2. The adjustable pulsed gas agitator of claim 1, wherein the gas accumulation chamber has a rectangular or cylindrical configuration.

3. The adjustable pulsed gas agitator of claim 1, wherein the gas supply unit comprises a gas supply pipe in a gas communication with an external gas supply source.

4. The adjustable pulsed gas agitator of claim 3, wherein the external gas supply source is continuous, intermittent or fluctuated.

5. The adjustable pulsed gas agitator of claim 3, wherein the gas supply unit further comprises a gas supply nozzle disposed at the distal end of the gas supply pipe for control of the supplied gas flow.

6. The adjustable pulsed gas agitator of claim 1, wherein the gas cap has a side wall with a variable height and a bottom preventing the liquid from directly flowing through the gas cap, and the distance between the bottom tip of the elongatable gas pipe and the bottom of the gas cap is changeable.

7. The adjustable pulsed gas agitator of claim 1, further comprising a secure means between the gas discharge pipe and the elongatable gas pipe so as to prevent the air accumulated within the gas accumulation chamber from escaping from the gap between the gas discharge pipe and elongatable gas pipe.

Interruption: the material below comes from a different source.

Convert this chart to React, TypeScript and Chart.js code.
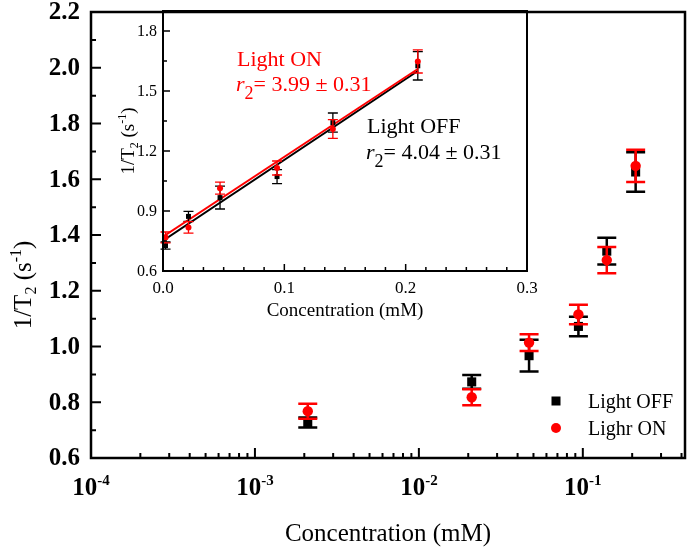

8. The adjustable pulsed gas agitator of claim 1, wherein the adjustable gas discharge unit further comprises three or more radial supports integrally connecting the elongatable gas pipe and the gas cap so that they can be moved together upward and downward.

9. The adjustable pulsed gas agitator of claim 8, wherein the adjustable gas discharge unit further comprises a translational means that is coupled to the bottom of the gas cap for moving the adjustable gas discharge unit upward and downward.

10. The adjustable pulsed gas agitator of claim 1, further comprises a pipe size controller that can be removably plugged into the gas discharge pipe, wherein the pipe size controller can be changed with different inner diameters for changing the size and shape of the discharged gas bubbles.

11. The adjustable pulsed gas agitator of claim 1, further comprises an adjustable partition disposed within the gas accumulation chamber, wherein the adjustable partition can change the volume of the gas chamber so as to control the volume of the discharged gas bubbles.